Malcolm's kingdom did not extend over the full territory of modern Scotland: the north and west of Scotland remained under Scandinavian, Norse-Gael, and Gaelic rule, and the territories under the rule of the Kings of Scots did not extend much beyond the limits established by Malcolm II until the 12th century. Malcolm III fought a series of wars against the Kingdom of England, which may have had as its objective the conquest of the English earldom of Northumbria. These wars did not result in any significant advances southward. Malcolm's primary achievement was to continue a lineage that ruled Scotland for many years, although his role as founder of a dynasty has more to do with the propaganda of his youngest son David I and his descendants than with history.
Malcolm's second wife, St. Margaret of Scotland, is Scotland's only royal saint.

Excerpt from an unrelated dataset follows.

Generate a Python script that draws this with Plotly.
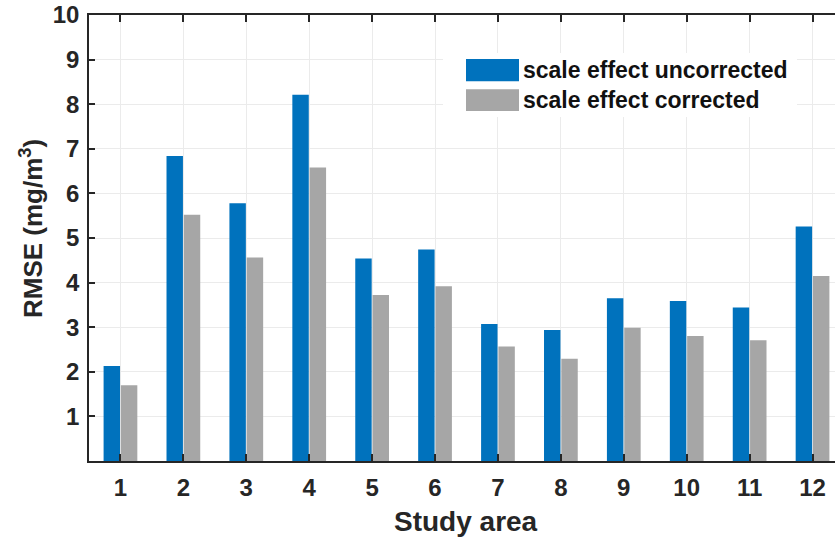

Malcolm himself had no reputation for piety; with the notable exception of Dunfermline Abbey in Fife he is not definitely associated with major religious establishments or ecclesiastical reforms.
Malcolm's father Duncan I became king in late 1034, on the death of Malcolm II, Duncan's maternal grandfather and Malcolm's great-grandfather. According to John of Fordun, whose account is the original source of part at least of William Shakespeare's Macbeth, Malcolm's mother was a niece of Siward, Earl of Northumbria, but an earlier king-list gives her the Gaelic name Suthen. Other sources claim that either a daughter or niece would have been too young to fit the timeline, thus the likely relative would have been Siward's own sister Sybil, which may have translated into Gaelic as Suthen.